Introduction:
Recent developments in self-supervised learning techniques for representation learning have gained considerable attention in the remote sensing sector, particularly for reducing the substantial costs related to annotating large satellite image datasets. In the context of multimodal data fusion, contrastive learning has become widely adopted to address domain discrepancies between various sensor types. However, contrastive methods heavily rely on data augmentation techniques, which require significant expertise, especially when dealing with multispectral remote sensing data. A promising yet often overlooked alternative is to employ masked image modeling-based pretraining techniques to bypass these challenges.
Methods:
In this research, we introduce FusionX-Net, a self-supervised learning framework that utilizes masked autoencoders and incorporates cross-attention mechanisms for the early and feature-level integration of synthetic aperture radar (SAR) and multispectral optical data. These two data modalities generally exhibit a significant domain gap, which complicates the fusion process.
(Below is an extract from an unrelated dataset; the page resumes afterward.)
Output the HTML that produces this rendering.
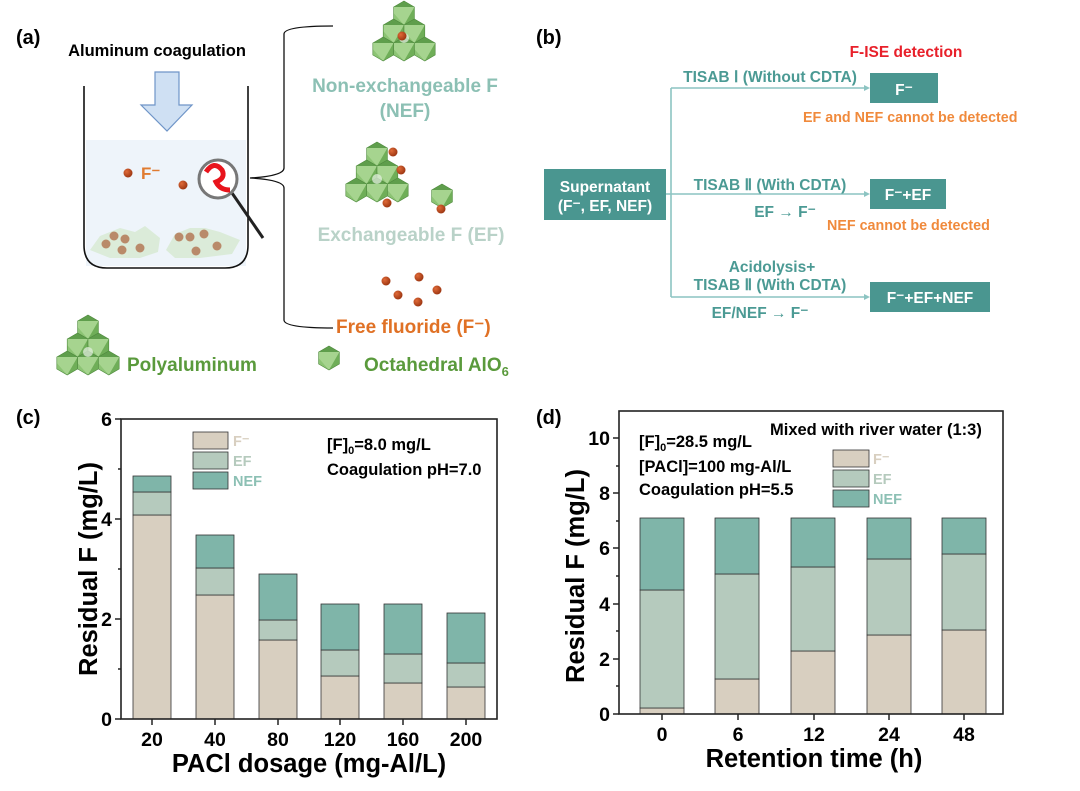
<!DOCTYPE html>
<html><head><meta charset="utf-8"><style>
html,body{margin:0;padding:0;background:#fff}
svg{display:block;font-family:"Liberation Sans",Arial,sans-serif}
</style></head><body>
<svg width="1080" height="791" viewBox="0 0 1080 791" xmlns="http://www.w3.org/2000/svg">
<defs>
<g id="oct">
<polygon points="0,-12 10.4,-6 10.4,6 0,12 -10.4,6 -10.4,-6" fill="#a6d48f"/>
<polygon points="0,-12 10.4,-6 -10.4,-6" fill="#5f9e4c"/>
<polygon points="10.4,-6 10.4,6 0,12" fill="#6fae58"/>
<polygon points="-10.4,6 0,12 -10.4,0" fill="#8cc474"/>
<polygon points="0,-12 10.4,-6 10.4,6 0,12 -10.4,6 -10.4,-6" fill="none" stroke="#4f8a3e" stroke-width="0.6"/>
</g>
<g id="cl">
<use href="#oct" x="0" y="-19"/>
<use href="#oct" x="-10.4" y="-1"/>
<use href="#oct" x="10.4" y="-1"/>
<use href="#oct" x="-20.8" y="17"/>
<use href="#oct" x="0" y="17"/>
<use href="#oct" x="20.8" y="17"/>
<circle cx="0" cy="6" r="5" fill="#fff" opacity="0.6"/>
</g>
<radialGradient id="ball" cx="0.35" cy="0.35" r="0.7"><stop offset="0" stop-color="#e06a38"/><stop offset="1" stop-color="#9a3410"/></radialGradient>
</defs>

<!-- Panel a -->
<text x="16" y="44" font-size="20" font-weight="bold">(a)</text>
<text x="157" y="56" font-size="16.5" font-weight="bold" text-anchor="middle">Aluminum coagulation</text>
<rect x="86" y="140" width="160" height="126" fill="#eef4fa"/>
<path d="M84,86 V245 Q84,268 107,268 H225 Q248,268 248,245 V86" fill="none" stroke="#111" stroke-width="1.6"/>
<polygon points="155,72 179,72 179,105 192,105 167,131 141,105 155,105" fill="#cfe0f3" stroke="#6f95c8" stroke-width="1.2"/>
<g fill="#d9ebd6" opacity="0.9">
<polygon points="90,250 100,236 110,232 120,228 135,232 145,226 160,238 158,252 140,258 110,258"/>
<polygon points="166,250 175,234 190,228 205,228 220,232 240,240 232,254 200,258 175,258"/>
</g>
<g fill="#b98a6a"><circle cx="114" cy="236" r="4.5"/><circle cx="125" cy="239" r="4.5"/><circle cx="106" cy="244" r="4.5"/><circle cx="122" cy="250" r="4.5"/><circle cx="140" cy="248" r="4.5"/><circle cx="179" cy="237" r="4.5"/><circle cx="190" cy="237" r="4.5"/><circle cx="204" cy="234" r="4.5"/><circle cx="196" cy="251" r="4.5"/><circle cx="217" cy="246" r="4.5"/></g>
<circle cx="128" cy="173" r="4.5" fill="url(#ball)"/>
<text x="141" y="179" font-size="17" font-weight="bold" fill="#e07b30">F⁻</text>
<circle cx="183" cy="185" r="4.5" fill="url(#ball)"/>
<line x1="232" y1="193" x2="263" y2="238" stroke="#222" stroke-width="3"/>
<circle cx="218" cy="179" r="19" fill="#fff" stroke="#777" stroke-width="3"/>
<path d="M206,172 q8,-12 16,-2 q4,8 -6,12 q4,8 14,8" fill="none" stroke="#e8141c" stroke-width="5"/>
<path d="M333,26 Q284,26 284,34 V168 Q284,176 250,178 Q284,180 284,188 V320 Q284,328 333,328" fill="none" stroke="#111" stroke-width="1.3"/>
<use href="#cl" x="404" y="32"/>
<circle cx="402" cy="36" r="4.5" fill="url(#ball)"/>
<text x="405" y="92" font-size="19" font-weight="bold" fill="#8cc0b4" text-anchor="middle">Non-exchangeable F</text>
<text x="405" y="117" font-size="19" font-weight="bold" fill="#8cc0b4" text-anchor="middle">(NEF)</text>
<use href="#cl" x="377" y="173"/>
<use href="#oct" x="442" y="196"/>
<circle cx="393" cy="152" r="4.5" fill="url(#ball)"/><circle cx="401" cy="170" r="4.5" fill="url(#ball)"/><circle cx="387" cy="203" r="4.5" fill="url(#ball)"/><circle cx="441" cy="209" r="4.5" fill="url(#ball)"/>
<text x="411" y="241" font-size="19" font-weight="bold" fill="#b9d2c8" text-anchor="middle">Exchangeable F (EF)</text>
<g fill="url(#ball)"><circle cx="386" cy="281" r="4.5"/><circle cx="419" cy="277" r="4.5"/><circle cx="437" cy="290" r="4.5"/><circle cx="398" cy="295" r="4.5"/><circle cx="418" cy="302" r="4.5"/></g>
<text x="336" y="333" font-size="19" font-weight="bold" fill="#e07125">Free fluoride (F⁻)</text>
<use href="#cl" x="88" y="346"/>
<text x="127" y="371" font-size="19" font-weight="bold" fill="#5a9a3c">Polyaluminum</text>
<use href="#oct" x="329" y="358"/>
<text x="364" y="371" font-size="19" font-weight="bold" fill="#5a9a3c">Octahedral AlO<tspan font-size="13" dy="5">6</tspan></text>

<!-- Panel b -->
<text x="536" y="44" font-size="20" font-weight="bold">(b)</text>
<text x="906" y="57" font-size="15.5" font-weight="bold" fill="#e8202a" text-anchor="middle">F-ISE detection</text>
<g stroke="#8cc4c2" stroke-width="1.6" fill="none"><line x1="671" y1="88" x2="671" y2="297"/><line x1="671" y1="88" x2="868" y2="88"/><line x1="666" y1="194" x2="868" y2="194"/><line x1="671" y1="297" x2="868" y2="297"/></g>
<g fill="#8cc4c2"><polygon points="870,88 864,85 864,91"/><polygon points="870,194 864,191 864,197"/><polygon points="870,297 864,294 864,300"/></g>
<g fill="#4a9690"><rect x="544" y="169" width="122" height="51"/><rect x="870" y="73" width="68" height="30"/><rect x="870" y="179" width="76" height="30"/><rect x="870" y="282" width="120" height="30"/></g>
<g fill="#fff" font-size="15.5" font-weight="bold" text-anchor="middle"><text x="605" y="192">Supernatant</text><text x="605" y="211">(F⁻, EF, NEF)</text><text x="904" y="95">F⁻</text><text x="908" y="200">F⁻+EF</text><text x="930" y="303">F⁻+EF+NEF</text></g>
<g fill="#4b9a94" font-size="15.5" font-weight="bold" text-anchor="middle"><text x="770" y="82">TISAB Ⅰ (Without CDTA)</text><text x="770" y="190">TISAB Ⅱ (With CDTA)</text><text x="785" y="217">EF → F⁻</text><text x="772" y="272">Acidolysis+</text><text x="770" y="290">TISAB Ⅱ (With CDTA)</text><text x="760" y="318">EF/NEF → F⁻</text></g>
<g fill="#f08a3c" font-size="14.3" font-weight="bold"><text x="803" y="122">EF and NEF cannot be detected</text><text x="827" y="230">NEF cannot be detected</text></g>

<!-- Panel c -->
<text x="16" y="424" font-size="20" font-weight="bold">(c)</text>
<g stroke="#333" stroke-width="0.8">
<rect x="133" y="515" width="38" height="204" fill="#d8cfc0"/><rect x="133" y="492" width="38" height="23" fill="#b5cabd"/><rect x="133" y="476" width="38" height="16" fill="#7fb5a9"/>
<rect x="196" y="595" width="38" height="124" fill="#d8cfc0"/><rect x="196" y="568" width="38" height="27" fill="#b5cabd"/><rect x="196" y="535" width="38" height="33" fill="#7fb5a9"/>
<rect x="259" y="640" width="38" height="79" fill="#d8cfc0"/><rect x="259" y="620" width="38" height="20" fill="#b5cabd"/><rect x="259" y="574" width="38" height="46" fill="#7fb5a9"/>
<rect x="321" y="676" width="38" height="43" fill="#d8cfc0"/><rect x="321" y="650" width="38" height="26" fill="#b5cabd"/><rect x="321" y="604" width="38" height="46" fill="#7fb5a9"/>
<rect x="384" y="683" width="38" height="36" fill="#d8cfc0"/><rect x="384" y="654" width="38" height="29" fill="#b5cabd"/><rect x="384" y="604" width="38" height="50" fill="#7fb5a9"/>
<rect x="447" y="687" width="38" height="32" fill="#d8cfc0"/><rect x="447" y="663" width="38" height="24" fill="#b5cabd"/><rect x="447" y="613" width="38" height="50" fill="#7fb5a9"/>
<rect x="193" y="432" width="35" height="17" fill="#d8cfc0"/><rect x="193" y="452" width="35" height="17" fill="#b5cabd"/><rect x="193" y="472" width="35" height="17" fill="#7fb5a9"/>
</g>
<rect x="121" y="419" width="376" height="300" fill="none" stroke="#222" stroke-width="1.6"/>
<g stroke="#222" stroke-width="1.5"><line x1="115" y1="419" x2="121" y2="419"/><line x1="115" y1="519" x2="121" y2="519"/><line x1="115" y1="619" x2="121" y2="619"/><line x1="115" y1="719" x2="121" y2="719"/><line x1="118" y1="469" x2="121" y2="469"/><line x1="118" y1="569" x2="121" y2="569"/><line x1="118" y1="669" x2="121" y2="669"/>
<line x1="152" y1="719" x2="152" y2="725"/><line x1="215" y1="719" x2="215" y2="725"/><line x1="278" y1="719" x2="278" y2="725"/><line x1="340" y1="719" x2="340" y2="725"/><line x1="403" y1="719" x2="403" y2="725"/><line x1="466" y1="719" x2="466" y2="725"/></g>
<g font-size="19.5" font-weight="bold" text-anchor="end"><text x="112" y="426">6</text><text x="112" y="526">4</text><text x="112" y="626">2</text><text x="112" y="726">0</text></g>
<g font-size="19.5" font-weight="bold" text-anchor="middle"><text x="152" y="746">20</text><text x="215" y="746">40</text><text x="278" y="746">80</text><text x="340" y="746">120</text><text x="403" y="746">160</text><text x="466" y="746">200</text></g>
<text x="309" y="772" font-size="25.5" font-weight="bold" text-anchor="middle">PACl dosage (mg-Al/L)</text>
<text transform="translate(97,569) rotate(-90)" font-size="25.5" font-weight="bold" text-anchor="middle">Residual F (mg/L)</text>
<g font-size="14.5" font-weight="bold"><text x="233" y="446" fill="#d8cfc0">F⁻</text><text x="233" y="466" fill="#b5cabd">EF</text><text x="233" y="486" fill="#8cc0b4">NEF</text></g>
<g font-size="16.5" font-weight="bold"><text x="327" y="450">[F]<tspan font-size="11" dy="4">0</tspan><tspan dy="-4">=8.0 mg/L</tspan></text><text x="327" y="475">Coagulation pH=7.0</text></g>

<!-- Panel d -->
<text x="536" y="424" font-size="20" font-weight="bold">(d)</text>
<g stroke="#333" stroke-width="0.8">
<rect x="640" y="708" width="44" height="6" fill="#d8cfc0"/><rect x="640" y="590" width="44" height="118" fill="#b5cabd"/><rect x="640" y="518" width="44" height="72" fill="#7fb5a9"/>
<rect x="715" y="679" width="44" height="35" fill="#d8cfc0"/><rect x="715" y="574" width="44" height="105" fill="#b5cabd"/><rect x="715" y="518" width="44" height="56" fill="#7fb5a9"/>
<rect x="791" y="651" width="44" height="63" fill="#d8cfc0"/><rect x="791" y="567" width="44" height="84" fill="#b5cabd"/><rect x="791" y="518" width="44" height="49" fill="#7fb5a9"/>
<rect x="867" y="635" width="44" height="79" fill="#d8cfc0"/><rect x="867" y="559" width="44" height="76" fill="#b5cabd"/><rect x="867" y="518" width="44" height="41" fill="#7fb5a9"/>
<rect x="942" y="630" width="44" height="84" fill="#d8cfc0"/><rect x="942" y="554" width="44" height="76" fill="#b5cabd"/><rect x="942" y="518" width="44" height="36" fill="#7fb5a9"/>
<rect x="833" y="450" width="36" height="17" fill="#d8cfc0"/><rect x="833" y="470" width="36" height="17" fill="#b5cabd"/><rect x="833" y="490" width="36" height="17" fill="#7fb5a9"/>
</g>
<rect x="619" y="411" width="384" height="303" fill="none" stroke="#222" stroke-width="1.6"/>
<g stroke="#222" stroke-width="1.5"><line x1="613" y1="438" x2="619" y2="438"/><line x1="613" y1="493" x2="619" y2="493"/><line x1="613" y1="548" x2="619" y2="548"/><line x1="613" y1="604" x2="619" y2="604"/><line x1="613" y1="659" x2="619" y2="659"/><line x1="613" y1="714" x2="619" y2="714"/><line x1="616" y1="466" x2="619" y2="466"/><line x1="616" y1="521" x2="619" y2="521"/><line x1="616" y1="576" x2="619" y2="576"/><line x1="616" y1="631" x2="619" y2="631"/><line x1="616" y1="686" x2="619" y2="686"/>
<line x1="662" y1="714" x2="662" y2="720"/><line x1="738" y1="714" x2="738" y2="720"/><line x1="814" y1="714" x2="814" y2="720"/><line x1="889" y1="714" x2="889" y2="720"/><line x1="964" y1="714" x2="964" y2="720"/></g>
<g font-size="19.5" font-weight="bold" text-anchor="end"><text x="610" y="445">10</text><text x="610" y="500">8</text><text x="610" y="555">6</text><text x="610" y="611">4</text><text x="610" y="666">2</text><text x="610" y="721">0</text></g>
<g font-size="19.5" font-weight="bold" text-anchor="middle"><text x="662" y="741">0</text><text x="738" y="741">6</text><text x="814" y="741">12</text><text x="889" y="741">24</text><text x="964" y="741">48</text></g>
<text x="814" y="767" font-size="25.5" font-weight="bold" text-anchor="middle">Retention time (h)</text>
<text transform="translate(584,576) rotate(-90)" font-size="25.5" font-weight="bold" text-anchor="middle">Residual F (mg/L)</text>
<g font-size="14.5" font-weight="bold"><text x="873" y="464" fill="#d8cfc0">F⁻</text><text x="873" y="484" fill="#b5cabd">EF</text><text x="873" y="504" fill="#8cc0b4">NEF</text></g>
<g font-size="16.5" font-weight="bold"><text x="770" y="435">Mixed with river water (1:3)</text><text x="639" y="447">[F]<tspan font-size="11" dy="4">0</tspan><tspan dy="-4">=28.5 mg/L</tspan></text><text x="639" y="472">[PACl]=100 mg-Al/L</text><text x="639" y="495">Coagulation pH=5.5</text></g>
</svg>
</body></html>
FusionX-Net effectively addresses this challenge by using its cross-attention design, improving the representation learning process.
Results:
FusionX-Net achieves state-of-the-art performance well above 95% on a number of benchmarks. On BigEarthNet-MM, FusionX-Net achieves 95.2% mean average precision (mAP), outperforming Dino-MM (88.1%) and SatViT (90.4%). Even in the low-label regime (1% labels), it achieves an impressive 92.0% mAP, leaving Dino-MM (81.5%) and SatViT (79.8%) by a wide margin. On SEN12MS, FusionX-Net achieves a Top-1 accuracy of 96.1%, significantly better than competitive baselines.
Conclusions:
The proposed approach offers an effective alternative to contrastive learning techniques, which typically require extensive data augmentation. It demonstrates the potential of self-supervised learning, particularly masked autoencoders, in solving challenges associated with multispectral data fusion.